São conclusões de uma investigação incompleta levada a cabo pela confederação de futebol já depois da renúncia de Chuck Blazer, no final de 2011. Incompleta porque já não havia computadores no escritório do secretário-geral quando os investigadores foram chamados, além de que as informações possivelmente mais comprometedoras estariam guardadas na sua residência, uns andares acima, onde chegou a assinar papelada em roupa interior quando os funcionários da CONCACAF lhe tocavam à campainha para despachar serviço.
Foi por essa altura que um agente do FBI e outro do IRS o abordaram na rua, enquanto se deslocava na scooter adaptada. Chuck tinha denunciado Jack Warner à FIFA uns meses antes, depois de ter sido confrontado com provas de uma tentativa de suborno por parte do seu superior a membros de federações das Caraíbas. A cada um o presidente da CONCACAF tinha oferecido um envelope com 40 mil dólares para votarem em Mohammed bin Hammam, do Qatar, e não em Joseph Blatter nas eleições de 2011 para a presidência da FIFA. Blazer tinha duas hipóteses: ou enviava a denúncia para a sede do organismo máximo do futebol mundial ou seria visto como cúmplice quando o caso viesse a público. Escolheu a primeira opção e deixou cair Warner, que abdicou de todos os cargos.

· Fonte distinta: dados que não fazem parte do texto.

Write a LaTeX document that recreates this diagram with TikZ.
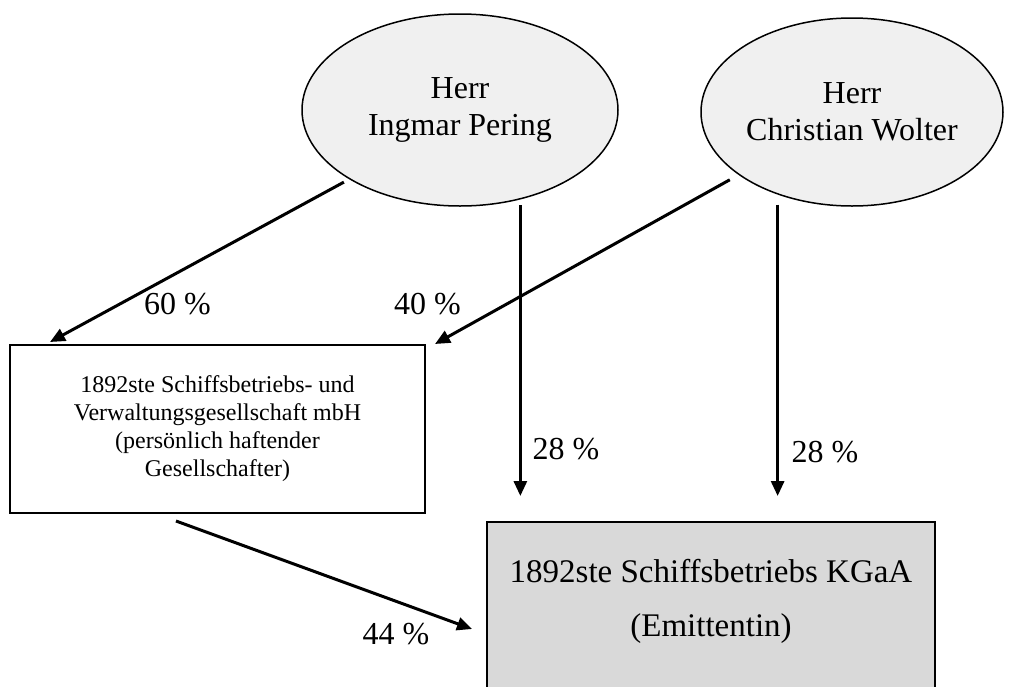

Os dois agentes estavam a par de tudo quando interpelaram Chuck Blazer nas ruas de Manhattan. «Queres sair daqui algemado ou vais cooperar?», terão perguntado, segundo o New York Daily News. Explicaram-lhe que incorria em muitos anos de prisão e que a pena poderia tornar-se mais leve se colaborasse com a justiça. Rendeu-se. Dois anos mais tarde, em Novembro de 2013, declarou-se culpado e espera agora, aos 70 anos, livrar-se da cadeia por ter ajudado a desvendar como funcionaram os negócios da FIFA nos últimos 25 anos. Nem Blatter resistiu à força das evidências e, na terça-feira, demitiu-se.